Glen was first elected to the House of Commons of Canada in the 1926 election as a Liberal-Progressive at a time when Manitoba Progressives, including the Manitoba Progressive Party provincial government, had decided to align with the Liberals in order to increase their influence. He lost his seat in the 1930 election, but re-elected to Parliament in the federal election of 1935.
Glen was chosen as Speaker of the House following the 1940 election, and had to deal with issues of wartime security such as censoring Hansard in order to remove sensitive military information. Due to the international situation and wartime mobilization, there was a greater degree of interparty cooperation during the war which assisted Glen in his role as Speaker.
Glen remained a Liberal-Progressive in name until the 1945 election when he ran as a Liberal—immediately prior to the 1945 election, Mackenzie King appointed Glen to the Canadian Cabinet as Minister of Mines and Resources. In practice, however, he and his fellow Liberal-Progressives were Liberals in every respect.

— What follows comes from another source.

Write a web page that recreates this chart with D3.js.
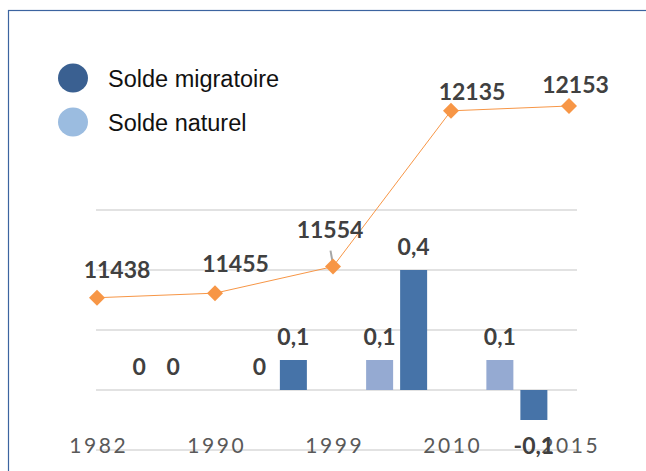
<!DOCTYPE html>
<html>
<head>
<meta charset="utf-8">
<script src="https://cdnjs.cloudflare.com/ajax/libs/d3/7.8.5/d3.min.js"></script>
<style>
	html, body { margin: 0; padding: 0; background: #fff; }
	svg { display: block; }
</style>
</head>
<body>
<div id="chart"></div>
<script>
//-------------------------------------
// data
//-------------------------------------
var years = ["1982", "1990", "1999", "2010", "2015"];
var population = [11438, 11455, 11554, 12135, 12153];

var periods = ["1982-1990", "1990-1999", "1999-2010", "2010-2015"];
var soldeNaturel = [0, 0, 0.1, 0.1];
var soldeMigratoire = [0, 0.1, 0.4, -0.1];

var gridValues = [-0.2, 0, 0.2, 0.4, 0.6];

var legendLabels = ["Solde migratoire", "Solde naturel"];

// label nudges (dx, dy of the population labels)
var popLabelNudge = [[20, -20], [20.5, -21], [-3, -29], [21, -11], [6.5, -13.5]];

//-------------------------------------
// field
//-------------------------------------
var width = 646;
var height = 471;

var svg = d3.select("#chart")
	.append("svg")
	.attr("width", width)
	.attr("height", height)
	.style("background", "#fff");

// frame
svg.append("rect")
	.attr("x", 8.5)
	.attr("y", 10.5)
	.attr("width", 700)
	.attr("height", 500)
	.style("fill", "none")
	.style("stroke", "#3c64a0")
	.style("stroke-width", 1.2);

//-------------------------------------
// scales
//-------------------------------------
var x0 = d3.scaleBand()
	.domain(periods)
	.range([96, 577])
	.padding(0);

var x1 = d3.scaleBand()
	.domain(["naturel", "migratoire"])
	.range([x0.bandwidth() / 2 - 30.5, x0.bandwidth() / 2 + 30.5])
	.paddingInner(7 / 34);

var yBar = d3.scaleLinear()
	.domain([-0.2, 0.6])
	.range([450, 210]);

var xLine = d3.scalePoint()
	.domain(years)
	.range([97, 569]);

var yLine = d3.scaleLinear()
	.domain([11400, 12200])
	.range([307.9, 93.4]);

var barColors = { naturel: "#95aad2", migratoire: "#4673a8" };
var legendColors = ["#3a6091", "#9bbce0"];

//-------------------------------------
// grid
//-------------------------------------
svg.append("g")
	.selectAll("line")
	.data(gridValues)
	.enter()
	.append("line")
	.attr("x1", 96)
	.attr("x2", 577)
	.attr("y1", function(d) { return yBar(d); })
	.attr("y2", function(d) { return yBar(d); })
	.style("stroke", "#d9d9d9")
	.style("stroke-width", 1.6);

//-------------------------------------
// x axis labels
//-------------------------------------
var xAxis = d3.axisBottom(xLine).tickSize(0).tickPadding(0);
var axisG = svg.append("g")
	.attr("transform", "translate(0,438)")
	.call(xAxis);
axisG.select(".domain").remove();
axisG.selectAll("text")
	.attr("dy", 0)
	.attr("y", 15)
	.attr("dx", 1.3)
	.style("font-family", "Lato, 'Open Sans', sans-serif")
	.style("font-size", "21px")
	.style("letter-spacing", "2.6px")
	.style("fill", "#595959");

//-------------------------------------
// bars
//-------------------------------------
var barData = [];
periods.forEach(function(p, i) {
	barData.push({ period: p, key: "naturel", value: soldeNaturel[i] });
	barData.push({ period: p, key: "migratoire", value: soldeMigratoire[i] });
});

var barG = svg.append("g");

barG.selectAll("rect")
	.data(barData)
	.enter()
	.append("rect")
	.attr("x", function(d) { return x0(d.period) + x1(d.key); })
	.attr("width", x1.bandwidth())
	.attr("y", function(d) { return yBar(Math.max(0, d.value)); })
	.attr("height", function(d) { return Math.abs(yBar(d.value) - yBar(0)); })
	.style("fill", function(d) { return barColors[d.key]; });

barG.selectAll("text")
	.data(barData)
	.enter()
	.append("text")
	.attr("x", function(d) { return x0(d.period) + x1(d.key) + x1.bandwidth() / 2; })
	.attr("y", function(d) {
		return d.value < 0 ? yBar(d.value) + 34 : yBar(d.value) - 15;
	})
	.attr("text-anchor", "middle")
	.style("font-family", "Lato, 'Open Sans', sans-serif")
	.style("font-weight", 700)
	.style("font-size", "23px")
	.style("fill", "#404040")
	.text(function(d) { return String(d.value).replace(".", ","); });

//-------------------------------------
// population line
//-------------------------------------
var line = d3.line()
	.x(function(d, i) { return xLine(years[i]); })
	.y(function(d) { return yLine(d); });

svg.append("path")
	.datum(population)
	.attr("d", line)
	.style("fill", "none")
	.style("stroke", "#f79646")
	.style("stroke-width", 1);

// leader line of 11554
svg.append("line")
	.attr("x1", xLine("1999") - 2.5)
	.attr("y1", yLine(population[2]) - 16)
	.attr("x2", xLine("1999") - 0.5)
	.attr("y2", yLine(population[2]) - 5)
	.style("stroke", "#a6a6a6")
	.style("stroke-width", 2);

svg.append("g")
	.selectAll("path")
	.data(population)
	.enter()
	.append("path")
	.attr("d", d3.symbol(d3.symbolSquare, 128))
	.attr("transform", function(d, i) {
		return "translate(" + xLine(years[i]) + "," + yLine(d) + ") rotate(45)";
	})
	.style("fill", "#f79646");

svg.append("g")
	.selectAll("text")
	.data(population)
	.enter()
	.append("text")
	.attr("x", function(d, i) { return xLine(years[i]) + popLabelNudge[i][0]; })
	.attr("y", function(d, i) { return yLine(d) + popLabelNudge[i][1]; })
	.attr("text-anchor", "middle")
	.style("font-family", "Lato, 'Open Sans', sans-serif")
	.style("font-weight", 700)
	.style("font-size", "23px")
	.style("fill", "#404040")
	.text(function(d) { return d; });

//-------------------------------------
// legend
//-------------------------------------
var legend = svg.append("g")
	.selectAll("g")
	.data(legendLabels)
	.enter()
	.append("g")
	.attr("transform", function(d, i) { return "translate(0," + (i * 44) + ")"; });

legend.append("ellipse")
	.attr("cx", 73)
	.attr("cy", 78)
	.attr("rx", 15)
	.attr("ry", 14.5)
	.style("fill", function(d, i) { return legendColors[i]; });

legend.append("text")
	.attr("x", 108)
	.attr("y", 87.3)
	.style("font-family", "'Liberation Sans', Arial, sans-serif")
	.style("font-size", "23.5px")
	.style("fill", "#111")
	.text(function(d) { return d; });
</script>
</body>
</html>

Glen remained Minister of Mines and Resources until he retired from Cabinet following a heart attack in 1948. A few months later Glen resigned from the House of Commons in order to provide a seat for Stuart Garson, the Premier of Manitoba who had been enticed to join the federal Cabinet as Minister of Justice. Glen was appointed Canadian Co-Chairman of the International Joint Commission. He died two years later.